Le programme « Accès au droit et à la justice » regroupe 4,4 % des moyens de la mission. Ses crédits sont en baisse en raison d'une diminution des coûts liés à la réforme de la garde à vue. A ceux qui s'inquiètent, dans les départements, du devenir des maisons de la consommation et de l'environnement, dont la mission principale est juridique, j'indique que ces dépenses ne sont pas prises en compte dans ce programme.
J'en arrive au programme « Conduite et pilotage de la politique de la justice ». En ce qui concerne l'immobilier parisien, l'éclatement des compétences, entre l'administration centrale et l'agence publique pour l'immobilier de la justice (APIJ) ne favorise pas l'unité. L'administration centrale est aujourd'hui dispersée sur sept sites, l'objectif étant, depuis 2008, de réunir cinq de ces implantations. Le loyer pour ces cinq sites s'élevant encore à 23,9 millions en 2013, il est prévu un regroupement dans le XIXème arrondissement, rue de la Gare, après livraison au premier trimestre 2015, pour un coût de 180 millions dont le mode de financement n'est pas encore arrêté.
La place du privé dans le parc pénitentiaire mérite réflexion. Les crédits destinés aux marchés de gestion déléguée et au paiement des loyers liés aux PPP qui s'élevaient respectivement à 295 millions et 114 millions, passeront à 304 et 124 millions en 2013, soit 13,5 % du budget de l'administration pénitentiaire. Les PPP concernent 51 établissements qui regroupent 49 % de la population pénale. Coûts croissants, difficultés du contrôle, durée de l'engagement, affaiblissement des politiques et du Parlement, autant de motifs qui ont déterminé la garde des Sceaux à écarter tous les projets de PPP non encore engagés, ainsi qu'elle s'en est expliqué, le 25 septembre, en réponse à M. Mirassou. Seuls les projets déjà bien avancés ou les rénovations urgentes de bâtiments vétustes ne sont pas annulés.

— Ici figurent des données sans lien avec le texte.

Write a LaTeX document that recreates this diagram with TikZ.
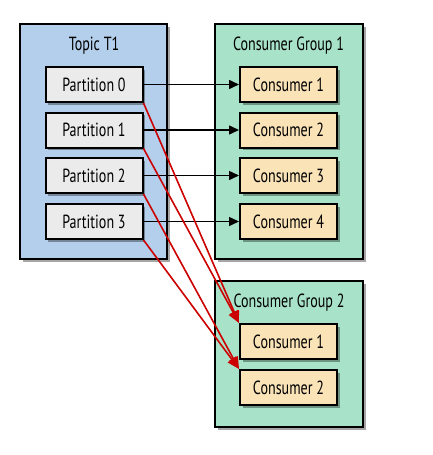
\documentclass[tikz,border=0pt]{standalone}
\usepackage{fontspec}
\setmainfont[FakeStretch=0.74]{PT Sans}
\usetikzlibrary{arrows.meta,shadows}
\definecolor{topicblue}{HTML}{B3CFEB}
\definecolor{groupgreen}{HTML}{A8E3C9}
\definecolor{partgray}{HTML}{EBEBEB}
\definecolor{consorange}{HTML}{FBE3B8}
\definecolor{arrowred}{HTML}{CC0000}
\begin{document}
\begin{tikzpicture}[x=1pt,y=-1pt,
  boxshadow/.style={drop shadow={shadow xshift=2.5pt,shadow yshift=-2.5pt,opacity=0.35,fill=black}},
  container/.style={draw=black,line width=2pt,boxshadow,inner sep=0pt,minimum width=148pt},
  item/.style={draw=black,line width=2pt,boxshadow,inner sep=0pt,minimum width=97pt,minimum height=35pt,font=\fontsize{19}{21}\selectfont},
  part/.style={item,fill=partgray},
  cons/.style={item,fill=consorange},
  title/.style={font=\fontsize{19}{21}\selectfont,inner sep=0pt},
  flow/.style={line width=1.5pt,-{Triangle[length=10pt,width=9pt]}},
  redflow/.style={line width=1.6pt,draw=arrowred,-{Triangle[length=12pt,width=10pt]},color=arrowred}]
\useasboundingbox (0,0) rectangle (432,455);
\node[container,fill=topicblue,minimum width=147pt,minimum height=235pt] (topic) at (93.5,141.5) {};
\node[container,fill=groupgreen,minimum height=235pt] (g1) at (289,141.5) {};
\node[container,fill=groupgreen,minimum height=146pt] (g2) at (289,354) {};
\node[title] (ttopic) at (94,46) {Topic T1};
\node[title] (tg1) at (288.5,46) {Consumer Group 1};
\node[title] (tg2) at (289,303) {Consumer Group 2};
\node[part] (p0) at (94,84.5) {Partition 0};
\node[part] (p1) at (94,130) {Partition 1};
\node[part] (p2) at (94,175.5) {Partition 2};
\node[part] (p3) at (94,221.5) {Partition 3};
\node[cons] (c1) at (288.5,84.5) {Consumer 1};
\node[cons] (c2) at (288.5,130) {Consumer 2};
\node[cons] (c3) at (288.5,175.5) {Consumer 3};
\node[cons] (c4) at (288.5,221.5) {Consumer 4};
\node[cons] (d1) at (288.5,341.5) {Consumer 1};
\node[cons] (d2) at (288.5,387.5) {Consumer 2};
\draw[flow] (p0.east) -- (c1.west);
\draw[flow] (p1.east) -- (c2.west);
\draw[flow] (p2.east) -- (c3.west);
\draw[flow] (p3.east) -- (c4.west);
\draw[redflow] (p0.south east) -- (d1.north west);
\draw[redflow] (p1.south east) -- (d1.north west);
\draw[redflow] (p2.south east) -- (d2.north west);
\draw[redflow] (p3.south east) -- (d2.north west);
\end{tikzpicture}
\end{document}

Le Conseil supérieur de la magistrature (CSM), installé avenue de Ségur, ne paie pas de loyer mais seulement 60 000 euros de participation aux charges. Contraint cependant de déménager, il est prévu qu'il soit réinstallé, à terme, dans les locaux rendus vacants par le déménagement du TGI de Paris, en 2018. Il faudra donc trouver, dans l'intervalle, un autre lieu, d'où l'augmentation des crédits pour 2013.